Audiences watched the downward spiral of a pill-popping nurse on the fictional television show "Nurse Jackie." The plot has become a reality in Florida.
"Often it is in the hospital or in a care setting," said Denny Kolsch, who knows all about addiction. "And opioids was really the thing that took away my anxiety. It took away any physical pain, emotional pain."
His four-year-long opioid dependence cost him up to $300 daily, but he finally broke the habit.
"I was at a low point, and I wanted change, so I accepted that help," he said.
Kolsch now works toward treating others as director of Peace Club, an opioid recovery center in Brevard County.
An increasing number of nurses are among those seeking treatment for addiction to painkillers.
"If you have a history of opioid use disorder, and now you're a nurse and you have opioids at your disposal, and you're dispensing them throughout the day or administering them, you're going to pretty much be triggered all day long," Kolsch said.
Dozens of nursing professionals in Florida are in danger of losing their licenses because of opioids.
In 2017, more than 100 registered nurses, licensed practical nurses or nursing assistants were placed on emergency restriction or suspension for stealing or using drugs, such as hydrocodone, oxycodone and morphine.
In March, a Brevard County nurse was arrested after deputies said she stole 67 vials of fentanyl.
Reports said some nurses were so high at work that they could barely talk or function.
"There's a program called IPN, which helps nurses who have misused opioids in the workplace," Kolsch said.

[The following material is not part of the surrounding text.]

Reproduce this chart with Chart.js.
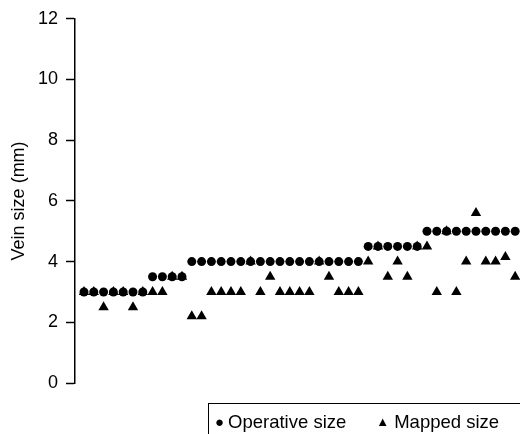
<!DOCTYPE html>
<html lang="en">
  <head>
    <meta charset="UTF-8" />
    <title>Vein size</title>
    <script src="https://cdn.jsdelivr.net/npm/chart.js"></script>
    <style>
      html, body { margin: 0; padding: 0; background: #fff; }
      #wrap { position: relative; width: 520px; height: 434px; overflow: hidden; }
      #legend {
        position: absolute;
        left: 208px;
        top: 403px;
        width: 330px;
        height: 50px;
        border: 1px solid #000;
        font-family: "Liberation Sans", Arial, sans-serif;
        font-size: 18.5px;
        color: #000;
        box-sizing: border-box;
        padding: 7px 0 0 6px;
        white-space: nowrap;
      }
      #legend .mk { font-size: 15px; vertical-align: 1px; margin-right: 4px; }
      #legend .tri { font-size: 13px; vertical-align: 2px; margin-right: 5px; }
      #legend .item2 { margin-left: 30px; }
    </style>
  </head>
  <body>
    <div id="wrap">
      <canvas id="chart" width="520" height="434"></canvas>
      <div id="legend">
        <span class="mk">&#9679;</span>Operative size<span class="item2"><span class="tri">&#9650;</span>Mapped size</span>
      </div>
    </div>

    <script>
      // patients in order of operative size
      const patients = [1, 2, 3, 4, 5, 6, 7, 8, 9, 10, 11, 12, 13, 14, 15,
        16, 17, 18, 19, 20, 21, 22, 23, 24, 25, 26, 27, 28, 29, 30,
        31, 32, 33, 34, 35, 36, 37, 38, 39, 40, 41, 42, 43, 44, 45];

      const operativeSize = [3, 3, 3, 3, 3, 3, 3, 3.5, 3.5, 3.5, 3.5,
        4, 4, 4, 4, 4, 4, 4, 4, 4, 4, 4, 4, 4, 4, 4, 4, 4, 4,
        4.5, 4.5, 4.5, 4.5, 4.5, 4.5,
        5, 5, 5, 5, 5, 5, 5, 5, 5, 5];

      const mappedSize = [3, 3, 2.5, 3, 3, 2.5, 3, 3, 3, 3.5, 3.5,
        2.2, 2.2, 3, 3, 3, 3, 4, 3, 3.5, 3, 3, 3, 3, 4, 3.5, 3, 3, 3,
        4, 4.5, 3.5, 4, 3.5, 4.5,
        4.5, 3, 5, 3, 4, 5.6, 4, 4, 4.15, 3.5];

      const yTicks = [0, 2, 4, 6, 8, 10, 12];

      const toPoints = (vals) => vals.map((v, i) => ({ x: patients[i], y: v }));

      const font = { family: "'Liberation Sans', Arial, sans-serif", size: 18 };

      new Chart(document.getElementById("chart"), {
        type: "scatter",
        data: {
          datasets: [
            {
              label: "Operative size",
              data: toPoints(operativeSize),
              pointStyle: "circle",
              pointRadius: 4.5,
              backgroundColor: "#000",
              borderColor: "#000",
              borderWidth: 0,
              clip: false,
            },
            {
              label: "Mapped size",
              data: toPoints(mappedSize),
              pointStyle: "triangle",
              pointRadius: 6,
              backgroundColor: "#000",
              borderColor: "#000",
              borderWidth: 0,
              clip: false,
            },
          ],
        },
        options: {
          responsive: false,
          animation: false,
          layout: { padding: { top: 16, right: 0, bottom: 51, left: 0 } },
          plugins: { legend: { display: false }, tooltip: { enabled: false } },
          scales: {
            x: {
              type: "linear",
              display: false,
              min: 0.083,
              max: 44.88,
            },
            y: {
              min: 0,
              max: 12,
              afterBuildTicks: (scale) => {
                scale.ticks = yTicks.map((v) => ({ value: v }));
              },
              afterFit: (scale) => {
                scale.width = 75;
              },
              border: { display: true, color: "#000", width: 1.5 },
              grid: {
                drawOnChartArea: false,
                drawTicks: true,
                tickLength: 9,
                tickColor: "#000",
                tickWidth: 1.5,
              },
              ticks: { color: "#000", font: font, padding: 8 },
              title: {
                display: true,
                text: "Vein size (mm)",
                color: "#000",
                font: font,
                padding: { top: 8, bottom: 0 },
              },
            },
          },
        },
      });
    </script>
  </body>
</html>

The Intervention Project for Nurses, which is under contract with the Florida Department of Health, provides some nurses the help they need.
Channel 9 asked FDOH if more help is needed, but it hasn't received a response.
More funding is needed overall, Kolsch said.
"There's just such a need," he said. "We're just barely tapping into it."
The U.S. Department of Health and Human Services last month awarded the state of Florida an additional $27 million in federal funding aimed at helping to combat the opioid crisis.